C’est justement cette « vérité populaire » que nous apprécions dans les œuvres des auteurs ci-dessus nommés. Leurs observations sur la vie du peuple ne sont pas artificielles, spécialement assemblées en vue de tel ou tel roman, mais des observations organiques, réellement vécues, et notées à mesure qu’ils les vivaient, dans leur enfance, dans leur jeunesse passées au village, quand leurs impressions, pour être inconscientes, n’en étaient que plus

  1. Nous signalons à l’attention du lecteur la lettre d’un médecin de campagne, ayant passé vingt ans au milieu des paysans.

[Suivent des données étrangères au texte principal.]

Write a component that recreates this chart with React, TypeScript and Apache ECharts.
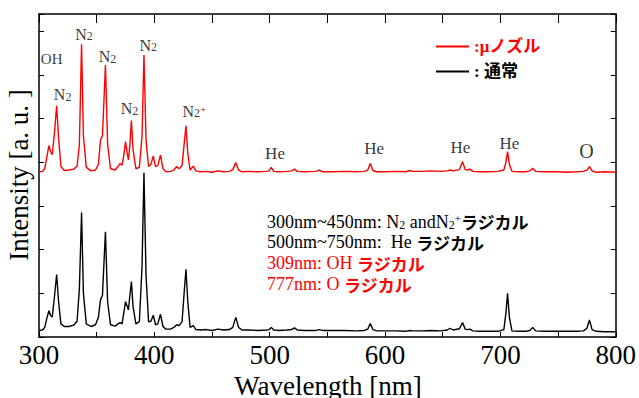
import React, { useEffect, useRef } from 'react';
import * as echarts from 'echarts';

// Wavelength grid (nm) shared by both spectra
const wavelengths = [
  300, 303, 305, 307, 308.6, 310, 311.5, 313.5, 315.3, 317, 319, 322, 326, 330, 333, 335, 336.9, 338.5, 341, 345,
  349, 351.5, 353.3, 355, 357.6, 359.5, 362, 366, 368.5, 370.3, 372, 373.5, 375, 376.5, 377.5, 378.8, 380.1, 381.5,
  384, 387, 389.3, 391, 392.8, 395, 397, 399.1, 401, 403, 405.3, 407.5, 410, 414, 417, 419.3, 421.5, 424, 425.8,
  427.4, 429, 431, 433.7, 436, 440, 445, 450, 455, 460, 465, 468, 470.6, 473, 476, 482, 490, 497, 499.5, 501.4,
  503.5, 508, 515, 519, 521.5, 524, 530, 540, 543, 546, 555, 565, 575, 582, 585, 587.2, 589.5, 593, 600, 610, 618,
  621.3, 624, 632, 640, 648, 654, 656.4, 659, 664.5, 667.2, 669.5, 671.5, 673.7, 676, 682, 690, 698, 703, 704.8,
  706.2, 707.8, 710, 716, 722, 725.5, 728, 730.5, 738, 748, 758, 766, 772, 775, 777.2, 779.5, 783, 790, 800,
];

// µ-nozzle spectrum (offset upward), arbitrary units
const microNozzle = [
  3.78, 3.79, 3.85, 4.15, 4.38, 4.25, 4.17, 4.7, 5.29, 4.55, 3.9, 3.81, 3.82, 3.84, 3.9, 4.4, 6.7, 4.6, 3.88, 3.8,
  3.82, 3.95, 4.51, 4.6, 6.22, 4.4, 3.85, 3.82, 3.9, 3.97, 3.93, 4.15, 4.47, 4.2, 4.05, 4.4, 4.95, 4.3,
  3.85, 3.88, 4.6, 6.45, 4.5, 3.9, 3.95, 4.14, 3.9, 3.92, 4.16, 3.85, 3.78, 3.79, 3.82, 3.9, 3.85, 3.92, 4.4,
  4.83, 4.2, 3.82, 3.91, 3.8, 3.78, 3.79, 3.77, 3.8, 3.78, 3.79, 3.83, 3.99, 3.82, 3.78, 3.79, 3.78, 3.79, 3.8, 3.88,
  3.79, 3.78, 3.79, 3.8, 3.84, 3.79, 3.78, 3.79, 3.82, 3.78, 3.78, 3.79, 3.78, 3.79, 3.82, 3.97, 3.81, 3.78, 3.78, 3.79, 3.78,
  3.81, 3.79, 3.79, 3.8, 3.79, 3.8, 3.82, 3.8, 3.83, 4.01, 3.83, 3.82, 3.84, 3.79, 3.78, 3.78, 3.79, 3.82, 4.0,
  4.24, 3.95, 3.79, 3.78, 3.78, 3.8, 3.86, 3.79, 3.78, 3.78, 3.77, 3.78, 3.79, 3.82, 3.9, 3.8, 3.77, 3.78, 3.77,
];

// normal nozzle spectrum, arbitrary units
const normalNozzle = [
  0.15, 0.16, 0.22, 0.45, 0.6, 0.5, 0.46, 0.95, 1.43, 0.8, 0.3, 0.24, 0.24, 0.27, 0.36, 1.1, 2.85, 1.0, 0.3, 0.24,
  0.28, 0.45, 0.85, 0.95, 2.41, 0.8, 0.28, 0.25, 0.3, 0.33, 0.3, 0.55, 0.81, 0.7, 0.62, 0.95, 1.27, 0.7,
  0.3, 0.35, 1.6, 3.76, 1.4, 0.35, 0.36, 0.5, 0.28, 0.3, 0.52, 0.24, 0.18, 0.18, 0.22, 0.28, 0.26, 0.35, 1.0,
  1.55, 0.8, 0.22, 0.26, 0.17, 0.16, 0.17, 0.15, 0.18, 0.16, 0.17, 0.22, 0.45, 0.22, 0.16, 0.16, 0.15, 0.16, 0.17, 0.22,
  0.16, 0.15, 0.16, 0.17, 0.21, 0.16, 0.15, 0.15, 0.17, 0.15, 0.15, 0.15, 0.14, 0.15, 0.18, 0.31, 0.17, 0.14, 0.14, 0.14, 0.13,
  0.15, 0.14, 0.14, 0.15, 0.14, 0.16, 0.2, 0.16, 0.19, 0.33, 0.18, 0.17, 0.18, 0.14, 0.13, 0.13, 0.13, 0.17, 0.55,
  1.0, 0.45, 0.14, 0.13, 0.13, 0.15, 0.22, 0.14, 0.13, 0.13, 0.13, 0.13, 0.14, 0.2, 0.39, 0.17, 0.13, 0.12, 0.12,
];

const seriesNames = [':μノズル', ': 通常'];
const seriesColors = ['#ff0000', '#000000'];

// Peak annotations: wavelength, height (data units), label text, font size
const annotationNm = [311, 320.5, 339, 359.4, 378.4, 394.8, 434.6, 504.6, 590.6, 665.3, 707.7, 774.7];
const annotationY = [6.35, 5.54, 6.93, 6.41, 5.22, 6.68, 5.16, 4.2, 4.32, 4.34, 4.43, 4.26];
const annotationText = ['OH', 'N{s|2}', 'N{s|2}', 'N{s|2}', 'N{s|2}', 'N{s|2}', 'N{s|2}{p|+}', 'He', 'He', 'He', 'He', 'O'];
const annotationSize = [15, 16, 16, 16, 16, 16, 16, 17, 17, 17, 17, 20];

const noteLines = [
  '300nm~450nm: N{s|2} andN{s|2}{p|+}{j|ラジカル}',
  '500nm~750nm:  He {j|ラジカル}',
  '309nm: OH {j|ラジカル}',
  '777nm: O {j|ラジカル}',
];
const noteColors = ['#000000', '#000000', '#ff0000', '#ff0000'];
const noteY = [221.7, 242.3, 263.3, 284.3];

const xTickValues = [300, 400, 500, 600, 700, 800];
const xAxisTitle = 'Wavelength [nm]';
const yAxisTitle = 'Intensity [a. u. ]';

const SERIF = 'Liberation Serif';
const JP = 'Noto Sans CJK JP';

export default function App() {
  const ref = useRef<HTMLDivElement>(null);
  useEffect(() => {
    if (!ref.current) return;
    const chart = echarts.init(ref.current, undefined, { renderer: 'svg' });

    const axisCommon = {
      type: 'value' as const,
      axisLine: { show: true, onZero: false, lineStyle: { color: '#000', width: 1.5 } },
      splitLine: { show: false },
    };

    const option: any = {
      animation: false,
      backgroundColor: '#ffffff',
      grid: { left: 39, right: 21, top: 14, bottom: 61 },
      xAxis: [
        {
          ...axisCommon,
          position: 'bottom',
          min: xTickValues[0],
          max: xTickValues[xTickValues.length - 1],
          interval: 100,
          axisTick: { inside: true, length: 5, lineStyle: { color: '#000', width: 1 } },
          minorTick: { show: true, splitNumber: 2, length: 5, lineStyle: { color: '#000', width: 1 } },
          axisLabel: { color: '#000', fontSize: 27, fontFamily: SERIF, margin: 4 },
        },
        {
          ...axisCommon,
          position: 'top',
          min: xTickValues[0],
          max: xTickValues[xTickValues.length - 1],
          interval: 100,
          axisTick: { inside: true, length: 9, lineStyle: { color: '#000', width: 1 } },
          minorTick: { show: true, splitNumber: 2, length: 9, lineStyle: { color: '#000', width: 1 } },
          axisLabel: { show: false },
        },
      ],
      yAxis: [
        {
          ...axisCommon,
          position: 'left',
          min: 0,
          max: 7.39,
          interval: 1,
          axisTick: { inside: true, length: 5, lineStyle: { color: '#000', width: 1 } },
          axisLabel: { show: false },
        },
        {
          ...axisCommon,
          position: 'right',
          min: 0,
          max: 7.39,
          interval: 1,
          axisTick: { inside: true, length: 5, lineStyle: { color: '#000', width: 1 } },
          axisLabel: { show: false },
        },
      ],
      legend: {
        orient: 'vertical',
        left: 431,
        top: 32,
        icon: 'rect',
        itemWidth: 33,
        itemHeight: 2,
        itemGap: 6,
        data: seriesNames.map((n, i) => ({ name: n, textStyle: { color: seriesColors[i] } })),
        textStyle: { fontSize: 17, fontWeight: 'bold', fontFamily: `${SERIF}, ${JP}`, lineHeight: 19 },
      },
      series: [
        {
          name: seriesNames[0],
          type: 'line',
          xAxisIndex: 0,
          yAxisIndex: 0,
          showSymbol: false,
          symbol: 'none',
          color: seriesColors[0],
          lineStyle: { color: seriesColors[0], width: 1.4 },
          data: wavelengths.map((w, i) => [w, microNozzle[i]]),
          z: 3,
        },
        {
          name: seriesNames[1],
          type: 'line',
          xAxisIndex: 0,
          yAxisIndex: 0,
          showSymbol: false,
          symbol: 'none',
          color: seriesColors[1],
          lineStyle: { color: seriesColors[1], width: 1.4 },
          data: wavelengths.map((w, i) => [w, normalNozzle[i]]),
          z: 2,
        },
        {
          name: 'annotations',
          type: 'scatter',
          xAxisIndex: 0,
          yAxisIndex: 0,
          symbolSize: 1,
          itemStyle: { color: 'transparent' },
          silent: true,
          data: annotationNm.map((nm, i) => ({
            value: [nm, annotationY[i]],
            label: {
              show: true,
              position: 'inside',
              formatter: annotationText[i],
              fontSize: annotationSize[i],
              fontFamily: SERIF,
              color: '#000',
              rich: {
                s: { fontSize: 12, fontFamily: SERIF, color: '#000', verticalAlign: 'bottom' },
                p: { fontSize: 11, fontFamily: SERIF, color: '#000', verticalAlign: 'top' },
              },
            },
          })),
        },
      ],
      graphic: [
        {
          type: 'text',
          x: 19,
          y: 175,
          rotation: Math.PI / 2,
          style: {
            text: yAxisTitle,
            fontSize: 27,
            fontFamily: SERIF,
            fill: '#000',
            align: 'center',
            verticalAlign: 'middle',
          },
        },
        {
          type: 'text',
          x: 328,
          y: 386,
          style: {
            text: xAxisTitle,
            fontSize: 27,
            fontFamily: SERIF,
            fill: '#000',
            align: 'center',
            verticalAlign: 'middle',
          },
        },
        ...noteLines.map((t, i) => ({
          type: 'text',
          x: 267,
          y: noteY[i],
          style: {
            text: t,
            fontSize: 18,
            lineHeight: 18,
            fontFamily: SERIF,
            fill: noteColors[i],
            align: 'left',
            verticalAlign: 'middle',
            rich: {
              s: { fontSize: 12, lineHeight: 14, fontFamily: SERIF, fill: noteColors[i], verticalAlign: 'bottom' },
              p: { fontSize: 11, lineHeight: 12, fontFamily: SERIF, fill: noteColors[i], verticalAlign: 'top' },
              j: { fontSize: 17, lineHeight: 18, fontFamily: JP, fontWeight: 'bold', fill: noteColors[i] },
            },
          },
        })),
      ],
    };
    chart.setOption(option);
    return () => chart.dispose();
  }, []);
  return (
    <div
      ref={ref}
      style={{ position: 'fixed', left: 0, top: 0, width: 639, height: 398, background: '#fff' }}
    />
  );
}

Anatole France la cite dans son article sur la Terre de Zola (Anatole France. La vie littéraire. Paris, 1892. Calmann-Lévy) ! Ce docteur Fournier affirme, à deux ou trois reprises dans sa lettre extrêmement probante et sérieuse, que : « Ce que j’ai déjà lu de la Terre me prouve, a moi qui ai vécu vingt ans avec les paysans, que M. Zola n’a jamais fréquenté les gens de la campagne… » Et plus loin : « Tel est le fait. Et il prouve combien peu M. Zola connaît les gens qu’il s’est proposé de peindre… » etc., etc.